## Data for this exercise
· · ·

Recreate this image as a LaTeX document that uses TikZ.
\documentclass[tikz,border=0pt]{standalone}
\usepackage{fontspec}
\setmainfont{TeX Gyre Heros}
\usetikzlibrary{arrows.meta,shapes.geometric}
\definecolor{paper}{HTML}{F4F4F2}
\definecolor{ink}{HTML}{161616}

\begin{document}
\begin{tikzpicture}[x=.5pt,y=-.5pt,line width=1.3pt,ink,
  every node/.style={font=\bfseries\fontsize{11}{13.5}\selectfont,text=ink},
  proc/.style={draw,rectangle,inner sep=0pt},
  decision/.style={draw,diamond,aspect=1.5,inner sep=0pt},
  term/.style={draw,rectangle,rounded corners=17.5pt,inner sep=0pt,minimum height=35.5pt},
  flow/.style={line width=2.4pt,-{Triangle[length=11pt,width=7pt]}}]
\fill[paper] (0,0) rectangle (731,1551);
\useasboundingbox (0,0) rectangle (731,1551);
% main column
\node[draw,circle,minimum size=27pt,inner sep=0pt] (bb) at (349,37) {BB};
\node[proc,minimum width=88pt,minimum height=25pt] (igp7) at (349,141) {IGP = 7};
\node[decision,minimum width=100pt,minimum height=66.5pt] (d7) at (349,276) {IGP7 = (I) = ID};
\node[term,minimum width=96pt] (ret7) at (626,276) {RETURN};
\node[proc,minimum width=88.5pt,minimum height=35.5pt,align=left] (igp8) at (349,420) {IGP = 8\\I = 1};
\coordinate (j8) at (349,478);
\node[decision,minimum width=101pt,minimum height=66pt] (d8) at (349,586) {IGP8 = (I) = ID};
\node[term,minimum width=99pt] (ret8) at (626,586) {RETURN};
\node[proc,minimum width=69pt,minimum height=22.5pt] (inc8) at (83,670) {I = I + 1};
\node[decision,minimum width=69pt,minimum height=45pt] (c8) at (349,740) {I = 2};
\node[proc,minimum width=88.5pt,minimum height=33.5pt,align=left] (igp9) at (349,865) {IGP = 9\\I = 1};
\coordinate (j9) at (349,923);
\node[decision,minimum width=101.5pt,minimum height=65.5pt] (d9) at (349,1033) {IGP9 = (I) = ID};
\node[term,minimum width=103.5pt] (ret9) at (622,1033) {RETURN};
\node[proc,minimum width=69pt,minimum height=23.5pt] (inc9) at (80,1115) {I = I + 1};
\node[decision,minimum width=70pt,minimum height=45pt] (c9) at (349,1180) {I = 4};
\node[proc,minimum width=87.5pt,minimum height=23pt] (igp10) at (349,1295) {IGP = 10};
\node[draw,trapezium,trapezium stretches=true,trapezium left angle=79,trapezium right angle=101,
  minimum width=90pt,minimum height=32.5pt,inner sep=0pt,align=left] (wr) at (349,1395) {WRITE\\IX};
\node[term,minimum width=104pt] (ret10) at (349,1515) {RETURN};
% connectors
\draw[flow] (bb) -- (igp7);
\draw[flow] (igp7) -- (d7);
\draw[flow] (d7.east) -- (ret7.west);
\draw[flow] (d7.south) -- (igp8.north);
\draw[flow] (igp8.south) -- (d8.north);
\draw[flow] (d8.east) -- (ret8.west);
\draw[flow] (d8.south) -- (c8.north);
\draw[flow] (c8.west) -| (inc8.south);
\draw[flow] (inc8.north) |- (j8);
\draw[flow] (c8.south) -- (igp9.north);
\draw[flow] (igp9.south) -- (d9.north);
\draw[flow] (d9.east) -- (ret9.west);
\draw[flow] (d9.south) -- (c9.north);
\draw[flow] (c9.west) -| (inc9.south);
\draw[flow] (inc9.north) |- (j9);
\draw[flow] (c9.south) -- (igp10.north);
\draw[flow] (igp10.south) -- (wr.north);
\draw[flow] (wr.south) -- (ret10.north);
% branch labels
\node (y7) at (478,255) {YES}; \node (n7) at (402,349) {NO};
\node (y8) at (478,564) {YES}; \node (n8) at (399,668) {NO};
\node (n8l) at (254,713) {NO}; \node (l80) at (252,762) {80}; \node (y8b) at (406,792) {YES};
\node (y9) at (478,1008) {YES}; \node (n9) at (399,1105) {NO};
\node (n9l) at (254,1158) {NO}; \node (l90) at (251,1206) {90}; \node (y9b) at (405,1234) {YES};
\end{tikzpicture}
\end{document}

· · ·

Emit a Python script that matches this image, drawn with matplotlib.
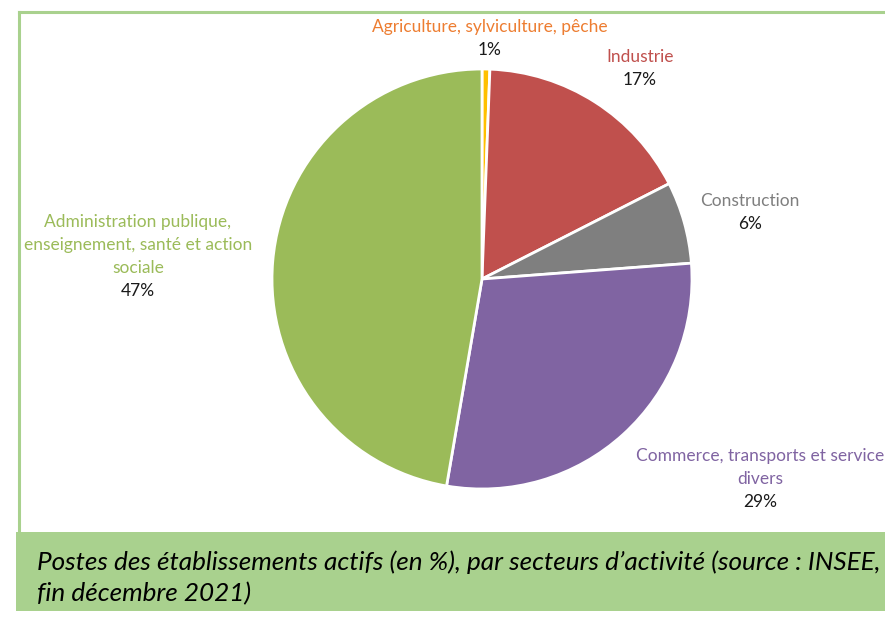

· · ·

## What the task requires
Using the listing, collect all lines in which the string "image" is found.

## Full solution
Recreate this image as a LaTeX document that uses TikZ.
Emit a Python script that matches this image, drawn with matplotlib.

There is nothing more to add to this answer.